Cooper is now eleven years old. He was diagnosed with pauciarticular juvenile idiopathic arthritis (JIA) when he was seven years old. He had a major inflammatory event when he was five years old. The skin on the inside of his hands and feet peeled off. He ran a fever for a month and was hospitalized for a very swollen lymph node, photophobia and an elevated erythrocyte sedimentation rate and C-reactive protein. It was then that he met his rheumatologist who began testing for JIA. Since then his symptoms have included knee and ankle pain with running and walking long distances. He has extreme difficulty with fine motor skills, especially writing. Something as simple as writing a list of spelling words can be very stressful and bring lots of tears and frustration.


We are very grateful for ongoing research and for medications that are effective in diminishing Cooper’s daily struggles and protecting his joints from permanent damage. He has learned to be quite tough in dealing with regular blood draws, MRI’s, IV’s, doctor visits and physical and occupational therapy. We are fortunate to have wonderful medical care at Children’s of Alabama and are grateful to have a pediatric rheumatology group in our home city.

Thanks to effective medications, most kids with JIA look healthy. However, this can cause a great deal of frustration. Teachers, coaches and peers often don't understand that kids with JIA are unable to meet expectations that are standard for healthier children. Cooper, like other kids with his disease, has tried multiple sports and activities that have left him feeling defeated. We have worked hard to help him find confidence in what he can do on his own.

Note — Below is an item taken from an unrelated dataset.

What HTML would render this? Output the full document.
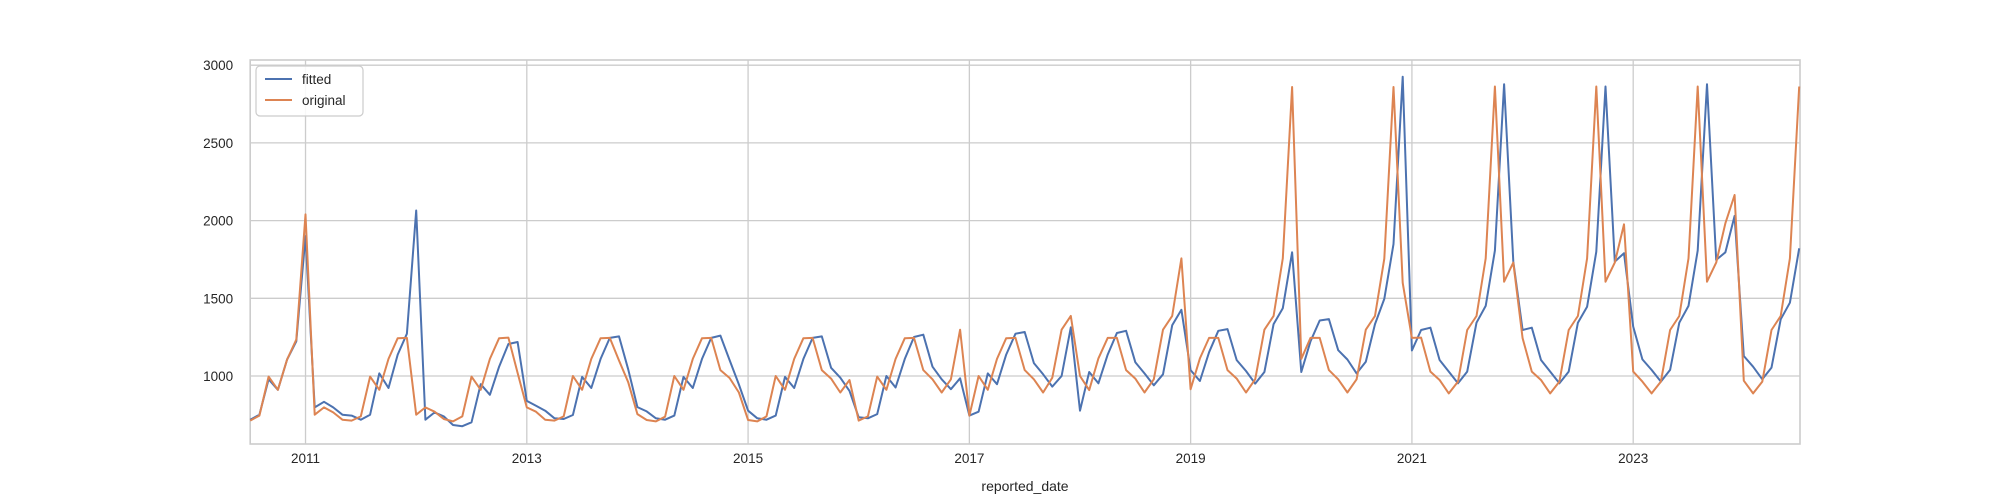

He finds great joy in literature, writing, swimming, legos and playing with friends. We have learned to advocate for him with teachers and to ask for accommodations, so that school has become less stressful.

Cooper’s weekly regimen includes several sessions of pool therapy, an oral DNA inhibitor and a biologic shot. Without our insurance coverage, his monthly medications would cost $4,500. He starts his school days with a hot bath to loosen his joints and medications to reduce and inhibit inflammation, and to treat the side effects of his compromised immune system. He has missed 117 days of school in the past three years due to rainy days when his pain could not be controlled or due to a residual illnesses brought on by his compromised immune system. Parents of kids with JIA require very understanding school administrators, nurses and teachers to help their kids thrive and keep up with the curriculum.

Cooper spends a lot of time at Lakeshore Foundation where he swims and does recreational therapy. He has learned that everyone has “their thing” that they struggle with on a daily basis. Some kids have very visible physical disabilities. Others have invisible, emotional or mental challenges. But, he is lucky to understand at an early age that everyone has a struggle.